MoviePulse: This is Pixar's first foray
into science fiction.
Andrew Stanton: It is and I'm so excited to
be the first one to do it because I'm such a fan of that genre.
MP: How do you top Finding Nemo?
AS: You don't try to. Every movie we've worked
on has been a great idea but most of the time when you work on
these films it's in a puberty phase where it doesn't look pretty,
it doesn't look like it's going to work, so you sometimes don't
know until the last six to eight months if it really all came
together right. You don't really think about trying to top the
last one, and the only thing I trust is that I'm as excited about
the next idea as I was about the last one.
MP: Tell us a little about the story of Wall-E.
AS: It's just really about how a little robot
makes the whole world go round. It has space adventure, it's a
love story, and lot's more, but I don't want to give too much
away so people can enjoy it when they watch it.
MP: Where did the idea for Wall-E come from?

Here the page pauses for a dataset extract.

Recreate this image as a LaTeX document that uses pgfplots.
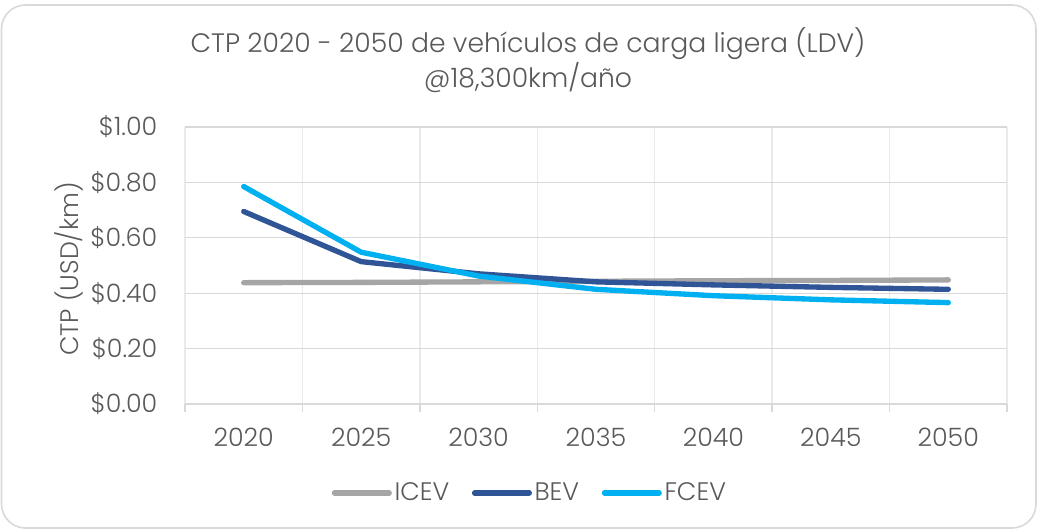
\documentclass[border=0pt]{standalone}
\usepackage{fontspec}
\setmainfont{Poppins}[UprightFont=* Light]
\usepackage{pgfplots}
\pgfplotsset{compat=1.18}
\definecolor{txt}{HTML}{595959}
\definecolor{gridc}{HTML}{D9D9D9}
\definecolor{vgrid}{HTML}{EAEAEA}
\definecolor{icev}{HTML}{A5A5A5}
\definecolor{bev}{HTML}{2F5597}
\definecolor{fcev}{HTML}{00B0F0}
\begin{document}
\begin{tikzpicture}[x=0.75pt,y=0.75pt]
\useasboundingbox (0,0) rectangle (1043,529);
\draw[gridc, line width=1.2pt, rounded corners=18pt] (1.5,1) rectangle (1036,524);
\node[txt, font=\fontsize{20}{24}\selectfont, anchor=base] at (528,476) {CTP 2020 - 2050 de vehículos de carga ligera (LDV)};
\node[txt, font=\fontsize{20}{24}\selectfont, anchor=base] at (528,441) {@18,300km/año};
\node[txt, font=\fontsize{19}{23}\selectfont, rotate=90] at (69,260) {CTP (USD/km)};
\begin{axis}[
  at={(138.75pt,93.75pt)}, anchor=south west,
  scale only axis, width=616.5pt, height=207.75pt,
  xmin=-0.5, xmax=6.5, ymin=0, ymax=1,
  axis x line*=bottom, axis y line*=left,
  y axis line style={draw=none},
  x axis line style={gridc, line width=1pt},
  xtick={0,...,6},
  xticklabels={2020,2025,2030,2035,2040,2045,2050},
  minor xtick={-0.5,0.5,...,6.5},
  major x tick style={draw=none},
  minor x tick style={gridc, line width=1pt},
  minor tick length=6pt,
  tick align=outside,
  xminorgrids=true,
  minor x grid style={vgrid, line width=1pt},
  ytick={0,0.2,0.4,0.6,0.8,1},
  yticklabels={\$0.00,\$0.20,\$0.40,\$0.60,\$0.80,\$1.00},
  major y tick style={draw=none},
  ymajorgrids=true,
  major y grid style={gridc, line width=1pt},
  ticklabel style={txt, font=\fontsize{19}{23}\selectfont},
  xticklabel style={yshift=-10pt},
  yticklabel style={xshift=-13pt},
  legend columns=3,
  legend style={at={(0.42,-0.321)}, anchor=center, draw=none, fill=none,
    font=\fontsize{19}{23}\selectfont, text=txt,
    /tikz/every even column/.append style={column sep=15pt}},
  legend image code/.code={\draw[#1, line width=4pt, line cap=round] (0pt,0pt) -- (41pt,0pt);},
  every axis plot/.append style={line width=4pt, line cap=round, line join=round},
  clip=false,
]
\addplot[icev] coordinates {(0,0.438) (1,0.439) (2,0.441) (3,0.443) (4,0.445) (5,0.446) (6,0.448)};
\addlegendentry{ICEV}
\addplot[bev] coordinates {(0,0.695) (1,0.514) (2,0.470) (3,0.441) (4,0.430) (5,0.421) (6,0.414)};
\addlegendentry{BEV}
\addplot[fcev] coordinates {(0,0.785) (1,0.548) (2,0.462) (3,0.414) (4,0.391) (5,0.376) (6,0.366)};
\addlegendentry{FCEV}
\end{axis}
\end{tikzpicture}
\end{document}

AS: I just thought of it. (laughs). It came
from that lunch (as shown in the previews on Ratatouille) with
John Lasseter, Pete Doctor, and Joe Ranft, and we were sitting
on a lot of ideas and some of them became Toy Story, Bug's Life,
and Monster's Inc., and when they came up with the phrase "what
if mankind left earth and somebody forgot to turn the last robot
off," it was such a lonely scenario. We had such a hard time
trying to make Woody appealing and it took us a long time to figure
out how to make a main character appealing and either not boring
or unlikable, and it seemed like such an insurmountable thing
to do in movies, and to suddenly have an idea where immediately
you like the character it seemed like it's there on a platter
for you. So that stayed around with me for a decade and I couldn't
stop thinking about this little guy and what made him get into
that situation and what made him get out of it. I think loneliness
is everyone's biggest fear whether they're conscious of it or
not, and I remember Tom Hanks telling us that when we were recording
for Toy Story 2, and he was in the middle of doing Cast Away,
and he said that the biggest fear people have is loneliness and
that really struck me and I told him I think you're right, and
I think that's why these kind of stories, when done right, really
resonate with people.
MP: How did you come up with the character design for
Wall-E?
AS: I was watching a baseball game with my friend's
binoculars, and knowing I wanted to make a film that made you
feel the same way as when you watch Luxo jumping around, but also
knowing I couldn't do just a single-eyed character because you
can only get so many expressions with just tipping the head, I
thought about how you're going to carry an entire movie. I ended
up missing a whole inning because I started tipping the binoculars
back and forth and started realizing how many more expressions
I could get, and I thought "that's it," that's got to
be the face, and then things were just built off from there with
a lot of other artists throwing in - he wasn't created all at
once - there were a lot of great artists all working together
to get him where he's at.

MP: You mentioned on the panel the phrase
"R2-D2 the movie."
AS: I wanted it to feel like R2-D2 the movie,
because when I saw Star Wars and R2 went down in that trench on
Tatooine when he met the Jawas, I couldn't care less if we ever
went back to anywhere else in the movie because I was so engrossed,
and I wanted to feel like I was watching a character like that.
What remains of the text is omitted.